I’m pleased to hear it, Bob! You must have become a historian!

I’m always glad when people are anything less than humble about their deceidedly human capacities for understanding! It give people like you and I something to learn for and argue with. Perhaps, even, educate. And in the process, we ourselves are compelled to learn. We should not forget to be Weberian about this and remember that conflict so often leads to progress.

Indeed; but the most important step along this particular path, I believe, as a critical progressivist Wittgensteinian, is that such musings only get us so far…and they will get us precisely as far as the constraints and formulations of language allow.

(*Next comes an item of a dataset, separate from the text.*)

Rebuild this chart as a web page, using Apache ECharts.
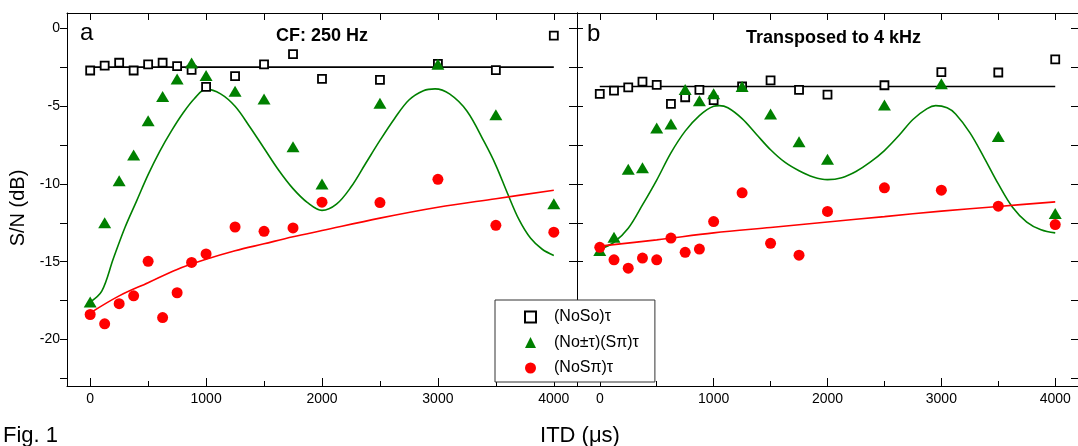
<!DOCTYPE html>
<html><head><meta charset="utf-8">
<script src="https://cdn.jsdelivr.net/npm/echarts@6/dist/echarts.min.js"></script>
<style>html,body{margin:0;padding:0;background:#fff}#c{width:1078px;height:446px}</style>
</head><body><div id="c"></div>
<script>
// ---------- data ----------
const itd = [0,125,250,375,500,625,750,875,1000,1250,1500,1750,2000,2500,3000,3500,4000];

// panel a (CF: 250 Hz)
const aNoSo   = [-2.7,-2.38,-2.2,-2.7,-2.3,-2.2,-2.42,-2.66,-3.75,-3.06,-2.3,-1.64,-3.24,-3.3,-2.27,-2.68,-0.45];
const aNoPlusMinus = [-17.6,-12.5,-9.8,-8.13,-5.93,-4.38,-3.24,-2.22,-3.02,-4.03,-4.53,-7.6,-10.0,-4.8,-2.3,-5.54,-11.28];
const aNoSpi  = [-18.4,-19.0,-17.7,-17.2,-14.98,-18.6,-17.0,-15.05,-14.5,-12.77,-13.05,-12.83,-11.17,-11.2,-9.7,-12.66,-13.1];
const aNoSoLevel = -2.48;
const aGreenFitX = [0,100,200,300,400,500,600,700,800,900,1000,1125,1250,1375,1500,1625,1750,1875,2000,2125,2250,2375,2500,2625,2750,2875,2975,3100,3250,3400,3500,3600,3700,3800,3900,4000];
const aGreenFitY = [-17.6,-16.9,-14.8,-12.8,-11.1,-9.4,-7.9,-6.6,-5.45,-4.5,-3.9,-4.2,-5.0,-6.3,-7.7,-9.1,-10.3,-11.2,-11.7,-11.3,-10.2,-8.7,-7.2,-5.8,-4.6,-4.0,-3.88,-4.2,-5.3,-7.3,-8.8,-10.6,-12.3,-13.5,-14.2,-14.6];
const aRedFitX = [0,250,500,750,1000,1250,1500,1750,2000,2500,3000,3500,4000];
const aRedFitY = [-18.3,-17.2,-16.35,-15.5,-14.85,-14.3,-13.85,-13.4,-13.0,-12.2,-11.5,-10.95,-10.4];

// panel b (Transposed to 4 kHz)
const bNoSo   = [-4.2,-3.99,-3.78,-3.41,-3.62,-4.85,-4.42,-3.95,-4.6,-3.73,-3.34,-3.95,-4.25,-3.65,-2.8,-2.83,-1.99];
const bNoPlusMinus = [-14.28,-13.43,-9.06,-8.95,-6.4,-6.15,-3.93,-4.64,-4.2,-3.73,-5.5,-7.29,-8.41,-4.92,-3.56,-6.95,-11.9];
const bNoSpi  = [-14.08,-14.88,-15.42,-14.77,-14.88,-13.48,-14.4,-14.19,-12.42,-10.57,-13.82,-14.58,-11.77,-10.25,-10.4,-11.43,-12.61];
const bNoSoLevel = -3.73;
const bGreenFitX = [0,125,250,375,500,625,750,875,1000,1050,1125,1250,1375,1500,1625,1750,1875,2000,2125,2250,2375,2500,2625,2750,2875,2950,3050,3125,3250,3375,3500,3625,3750,3875,4000];
const bGreenFitY = [-14.2,-13.75,-12.85,-11.35,-9.75,-8.0,-6.6,-5.6,-5.0,-4.96,-5.1,-5.8,-6.8,-7.8,-8.6,-9.15,-9.55,-9.72,-9.6,-9.2,-8.6,-7.85,-6.9,-5.85,-5.15,-4.96,-5.1,-5.5,-6.7,-8.3,-10.0,-11.5,-12.45,-12.95,-13.15];
const bRedFitX = [0,500,1000,1500,2000,2500,3000,3500,4000];
const bRedFitY = [-14.0,-13.6,-13.15,-12.8,-12.45,-12.1,-11.75,-11.45,-11.15];

// tick values
const xTicks = [0,500,1000,1500,2000,2500,3000,3500,4000];
const xMajor = [0,1000,2000,3000,4000];
const xMinor = [500,1500,2500,3500];
const yTicks = [0,-2.5,-5,-7.5,-10,-12.5,-15,-17.5,-20,-22.5];
const yLabels = [0,-5,-10,-15,-20];

const names = ['(NoSo)τ','(No±τ)(Sπ)τ','(NoSπ)τ'];

// ---------- chart ----------
const FONT = 'Liberation Sans, Arial, sans-serif';
const XMIN = -200, XMAX = 4200, YMIN = -23, YMAX = 1;
const zip = (xs, ys) => xs.map((x, i) => [x, ys[i]]);
const line = {onZero: false, lineStyle: {color: '#000', width: 1}};

function xAxes(g, labels) {
  return [
    {gridIndex: g, type: 'value', min: XMIN, max: XMAX, position: 'bottom', axisLine: line,
     axisTick: {inside: true, length: 8, customValues: xMajor, lineStyle: {color: '#000'}},
     axisLabel: {show: labels, customValues: xMajor, formatter: v => String(v), color: '#000', fontSize: 14, fontFamily: FONT, margin: 6},
     splitLine: {show: false}},
    {gridIndex: g, type: 'value', min: XMIN, max: XMAX, position: 'top', axisLine: line,
     axisTick: {inside: true, length: 7, customValues: xTicks, lineStyle: {color: '#000'}},
     axisLabel: {show: false}, splitLine: {show: false}}
  ];
}
function minorX(g) {
  return {gridIndex: g, type: 'value', min: XMIN, max: XMAX, position: 'bottom', axisLine: {show: false, onZero: false},
    axisTick: {inside: true, length: 5, customValues: xMinor, lineStyle: {color: '#000'}},
    axisLabel: {show: false}, splitLine: {show: false}};
}
function yAxes(g, leftOut, labels, leftLen, rightLen) {
  return [
    {gridIndex: g, type: 'value', min: YMIN, max: YMAX, position: 'left', axisLine: line,
     axisTick: {inside: !leftOut, length: leftLen, customValues: yTicks, lineStyle: {color: '#000'}},
     axisLabel: {show: labels, customValues: yLabels, formatter: v => String(v), color: '#000', fontSize: 14, fontFamily: FONT, margin: 7},
     splitLine: {show: false}},
    {gridIndex: g, type: 'value', min: YMIN, max: YMAX, position: 'right', axisLine: line,
     axisTick: {inside: true, length: rightLen, customValues: yTicks, lineStyle: {color: '#000'}},
     axisLabel: {show: false}, splitLine: {show: false}}
  ];
}

function panelSeries(xi, yi, noSo, pm, spi, level, gX, gY, rX, rY) {
  const base = {xAxisIndex: xi, yAxisIndex: yi};
  return [
    Object.assign({type: 'line', name: 'fitG' + xi, data: zip(gX, gY), smooth: 0.35, showSymbol: false, symbol: 'none',
      lineStyle: {color: '#008000', width: 1.6}, z: 2, silent: true}, base),
    Object.assign({type: 'line', name: 'fitR' + xi, data: zip(rX, rY), smooth: 0.35, showSymbol: false, symbol: 'none',
      lineStyle: {color: '#ff0000', width: 1.6}, z: 2, silent: true}, base),
    Object.assign({type: 'line', name: 'lvl' + xi, data: [[0, level], [4000, level]], showSymbol: false, symbol: 'none',
      lineStyle: {color: '#000', width: 1.6}, z: 2, silent: true}, base),
    Object.assign({type: 'scatter', name: names[0], data: zip(itd, noSo), symbol: 'rect', symbolSize: 8,
      itemStyle: {color: '#fff', borderColor: '#000', borderWidth: 1.8, opacity: 1}, z: 3}, base),
    Object.assign({type: 'scatter', name: names[1], data: zip(itd, pm), symbol: 'triangle', symbolSize: [13, 11],
      itemStyle: {color: '#008000', opacity: 1}, z: 4}, base),
    Object.assign({type: 'scatter', name: names[2], data: zip(itd, spi), symbol: 'circle', symbolSize: 11,
      itemStyle: {color: '#ff0000', opacity: 1}, z: 5}, base)
  ];
}

const xa0 = xAxes(0, true), xa1 = xAxes(1, true);
const ya0 = yAxes(0, true, true, 7, 8), ya1 = yAxes(1, false, false, 6, 7);

const option = {
  animation: false,
  backgroundColor: '#fff',
  grid: [
    {left: 67, top: 13, width: 510, height: 373},
    {left: 577, top: 13, width: 507, height: 373},
    {left: 67, top: 13, width: 510, height: 373},
    {left: 577, top: 13, width: 507, height: 373}
  ],
  xAxis: [xa0[0], xa0[1], xa1[0], xa1[1], minorX(2), minorX(3)],
  yAxis: [ya0[0], ya0[1], ya1[0], ya1[1],
    {gridIndex: 2, type: 'value', min: YMIN, max: YMAX, show: false},
    {gridIndex: 3, type: 'value', min: YMIN, max: YMAX, show: false}],
  legend: {
    data: names, orient: 'vertical', left: 495, top: 300,
    itemWidth: 11, itemHeight: 11, itemGap: 9.5,
    padding: [9, 16, 6, 29],
    backgroundColor: '#fff', borderColor: '#333', borderWidth: 1,
    selectedMode: false, z: 10,
    textStyle: {fontSize: 16, fontFamily: FONT, color: '#000', padding: [0, 0, 0, 13]}
  },
  series: [].concat(
    panelSeries(0, 0, aNoSo, aNoPlusMinus, aNoSpi, aNoSoLevel, aGreenFitX, aGreenFitY, aRedFitX, aRedFitY),
    panelSeries(2, 2, bNoSo, bNoPlusMinus, bNoSpi, bNoSoLevel, bGreenFitX, bGreenFitY, bRedFitX, bRedFitY)
  ),
  graphic: [
    {type: 'text', x: 80, y: 33.5, style: {text: 'a', font: '24px ' + FONT, fill: '#000', verticalAlign: 'middle'}},
    {type: 'text', x: 276, y: 35.6, style: {text: 'CF: 250 Hz', font: 'bold 18px ' + FONT, fill: '#000', verticalAlign: 'middle'}},
    {type: 'text', x: 587, y: 34, style: {text: 'b', font: '24px ' + FONT, fill: '#000', verticalAlign: 'middle'}},
    {type: 'text', x: 746, y: 38.2, style: {text: 'Transposed to 4 kHz', font: 'bold 18px ' + FONT, fill: '#000', verticalAlign: 'middle'}},
    {type: 'text', x: 580, y: 436, style: {text: 'ITD (μs)', font: '22px ' + FONT, fill: '#000', align: 'center', verticalAlign: 'middle'}},
    {type: 'text', x: 3, y: 436, style: {text: 'Fig. 1', font: '22px ' + FONT, fill: '#000', verticalAlign: 'middle'}},
    {type: 'text', x: 18, y: 208, rotation: Math.PI / 2, style: {text: 'S/N (dB)', font: '20px ' + FONT, fill: '#000', align: 'center', verticalAlign: 'middle'}}
  ]
};

const chart = echarts.init(document.getElementById('c'), null, {renderer: 'canvas'});
chart.setOption(option);
</script>
</body></html>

Rather than pushing language into metaphysics, haven’t we got a hard enough job working out how language works intrinsically first?! This is what the postmodern historian in me impels me to argue, at any rate.

gavtmcc,

Quite true, lest we become what we would contend with. I appreciate an exchange of viewpoints, particularly those that force me to look at my own ‘knowing’. Still there must be intent on both sides of a conflict to consider other points of view. Without that there is no dialog, just diatribe. We needn’t look too far to see the results of the latter. :unamused:

JT

Humanity with knowledge and without understanding is the great Satan.

Y’Shua had no need to claim “messiahhood”, as being foothold for the path to the Divine, it would have been a diminishing statement, not an embellishing one.

Righteousness is a blood badge calling card for those who understand little and believe they have captured the “all” to cut down those who walk in the light. Righteous kin walk and appear differently in the world of man, and very often are considered to be outside the “laws of men”. Hence they become targets. (Francesco Petrarch comes to mind)

A true Christian is very likely a mystic who unwaveringly walks the path without ever annunciating, “I walk thusly, notice with reverence my path and my deeds”.